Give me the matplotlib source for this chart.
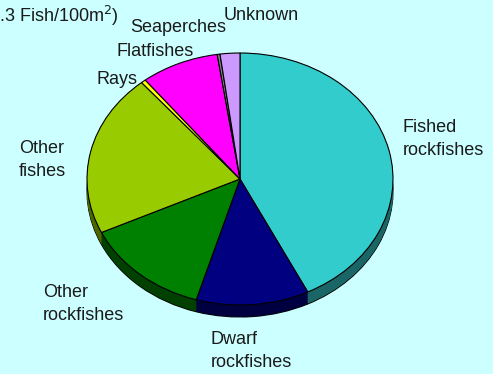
import matplotlib
matplotlib.use("Agg")
import matplotlib.pyplot as plt
import matplotlib.colors as mcolors
import numpy as np

plt.rcParams['font.family'] = ['Liberation Sans', 'DejaVu Sans']

# Catch composition (share of fish counted), clockwise from 12 o'clock
categories = ["Fished\nrockfishes", "Dwarf\nrockfishes", "Other\nrockfishes",
              "Other\nfishes", "Rays", "Flatfishes", "Seaperches", "Unknown"]
shares = [43.0, 12.0, 13.5, 21.0, 0.5, 8.3, 0.3, 2.1]
colors = ["#33CCCC", "#000080", "#008000", "#99CC00", "#FFFF00",
          "#FF00FF", "#808080", "#CC99FF"]
title_text = "(11.3 Fish/100m$^{2}$)"

W, H = 493, 374
fig = plt.figure(figsize=(W / 100, H / 100), dpi=100)
bg = "#CCFFFF"
fig.patch.set_facecolor(bg)
ax = fig.add_axes([0, 0, 1, 1])
ax.set_facecolor(bg)

# Pixel geometry of the tilted pie
cx, cy = 240, 179          # centre in pixels from the top-left
rx, ry = 153, 126          # horizontal / vertical radius in pixels
depth = 12 / ry            # thickness of the rim in y data units

dark = [tuple(np.array(mcolors.to_rgb(c)) * 0.5) for c in colors]

# Rim: a stack of darker pies shifted downward
N = 24
for k in range(N, 0, -1):
    ec = "black" if k == N else "none"
    ax.pie(shares, colors=dark, startangle=90, counterclock=False,
           center=(0, -depth * k / N), radius=1,
           wedgeprops=dict(edgecolor=ec, linewidth=0.8))

# Top face
ax.pie(shares, colors=colors, startangle=90, counterclock=False,
       center=(0, 0), radius=1,
       wedgeprops=dict(edgecolor="black", linewidth=0.8))

ax.set_aspect("auto")
ax.set_xlim(-cx / rx, (W - cx) / rx)
ax.set_ylim(-(H - cy) / ry, cy / ry)
ax.axis("off")


def px(x, y):
    return ((x - cx) / rx, (cy - y) / ry)


tc = "#1a1a1a"
fs = 13
label_pos = {
    "Fished\nrockfishes": (403, 139),
    "Dwarf\nrockfishes": (211, 351),
    "Other\nrockfishes": (43, 304),
    "Other\nfishes": (19, 160),
    "Rays": (96, 79),
    "Flatfishes": (116, 51),
    "Seaperches": (130, 27),
    "Unknown": (224, 15),
}
for name in categories:
    x, y = label_pos[name]
    ax.text(*px(x, y), name, ha="left", va="center", fontsize=fs, color=tc,
            linespacing=1.45)

ax.text(*px(119, 16), title_text, ha="right", va="center", fontsize=13,
        color=tc)

fig.savefig("out.png", dpi=100, facecolor=bg)
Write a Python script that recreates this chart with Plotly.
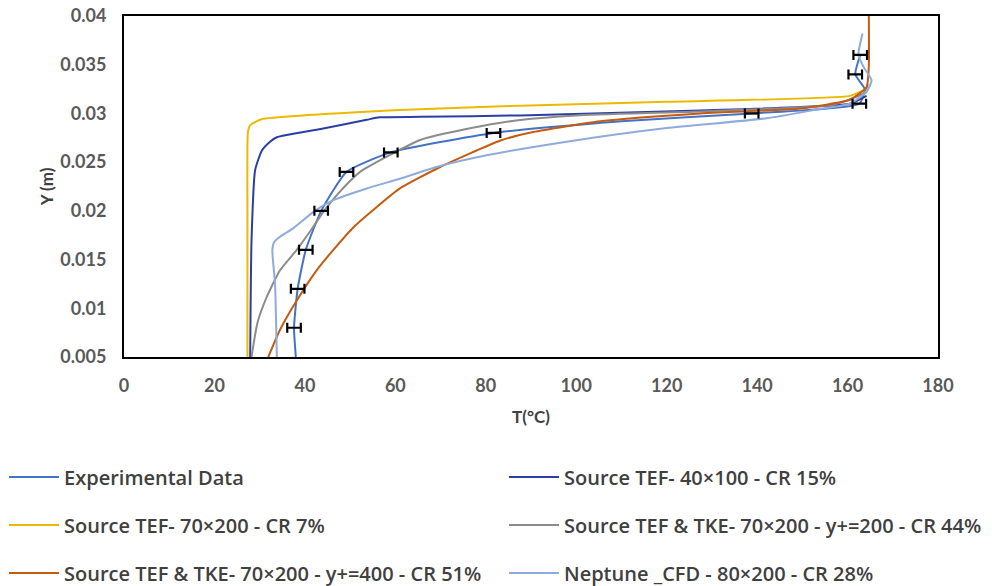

____

STATED GOAL: Keep the pictures out of the copy and return the rest of the data above exactly.

THE SOLUTION:
Give me the matplotlib source for this chart.
import matplotlib
matplotlib.use("Agg")
import matplotlib.pyplot as plt
import matplotlib.colors as mcolors
import numpy as np

plt.rcParams['font.family'] = ['Liberation Sans', 'DejaVu Sans']

# Catch composition (share of fish counted), clockwise from 12 o'clock
categories = ["Fished\nrockfishes", "Dwarf\nrockfishes", "Other\nrockfishes",
              "Other\nfishes", "Rays", "Flatfishes", "Seaperches", "Unknown"]
shares = [43.0, 12.0, 13.5, 21.0, 0.5, 8.3, 0.3, 2.1]
colors = ["#33CCCC", "#000080", "#008000", "#99CC00", "#FFFF00",
          "#FF00FF", "#808080", "#CC99FF"]
title_text = "(11.3 Fish/100m$^{2}$)"

W, H = 493, 374
fig = plt.figure(figsize=(W / 100, H / 100), dpi=100)
bg = "#CCFFFF"
fig.patch.set_facecolor(bg)
ax = fig.add_axes([0, 0, 1, 1])
ax.set_facecolor(bg)

# Pixel geometry of the tilted pie
cx, cy = 240, 179          # centre in pixels from the top-left
rx, ry = 153, 126          # horizontal / vertical radius in pixels
depth = 12 / ry            # thickness of the rim in y data units

dark = [tuple(np.array(mcolors.to_rgb(c)) * 0.5) for c in colors]

# Rim: a stack of darker pies shifted downward
N = 24
for k in range(N, 0, -1):
    ec = "black" if k == N else "none"
    ax.pie(shares, colors=dark, startangle=90, counterclock=False,
           center=(0, -depth * k / N), radius=1,
           wedgeprops=dict(edgecolor=ec, linewidth=0.8))

# Top face
ax.pie(shares, colors=colors, startangle=90, counterclock=False,
       center=(0, 0), radius=1,
       wedgeprops=dict(edgecolor="black", linewidth=0.8))

ax.set_aspect("auto")
ax.set_xlim(-cx / rx, (W - cx) / rx)
ax.set_ylim(-(H - cy) / ry, cy / ry)
ax.axis("off")


def px(x, y):
    return ((x - cx) / rx, (cy - y) / ry)


tc = "#1a1a1a"
fs = 13
label_pos = {
    "Fished\nrockfishes": (403, 139),
    "Dwarf\nrockfishes": (211, 351),
    "Other\nrockfishes": (43, 304),
    "Other\nfishes": (19, 160),
    "Rays": (96, 79),
    "Flatfishes": (116, 51),
    "Seaperches": (130, 27),
    "Unknown": (224, 15),
}
for name in categories:
    x, y = label_pos[name]
    ax.text(*px(x, y), name, ha="left", va="center", fontsize=fs, color=tc,
            linespacing=1.45)

ax.text(*px(119, 16), title_text, ha="right", va="center", fontsize=13,
        color=tc)

fig.savefig("out.png", dpi=100, facecolor=bg)
Write a Python script that recreates this chart with Plotly.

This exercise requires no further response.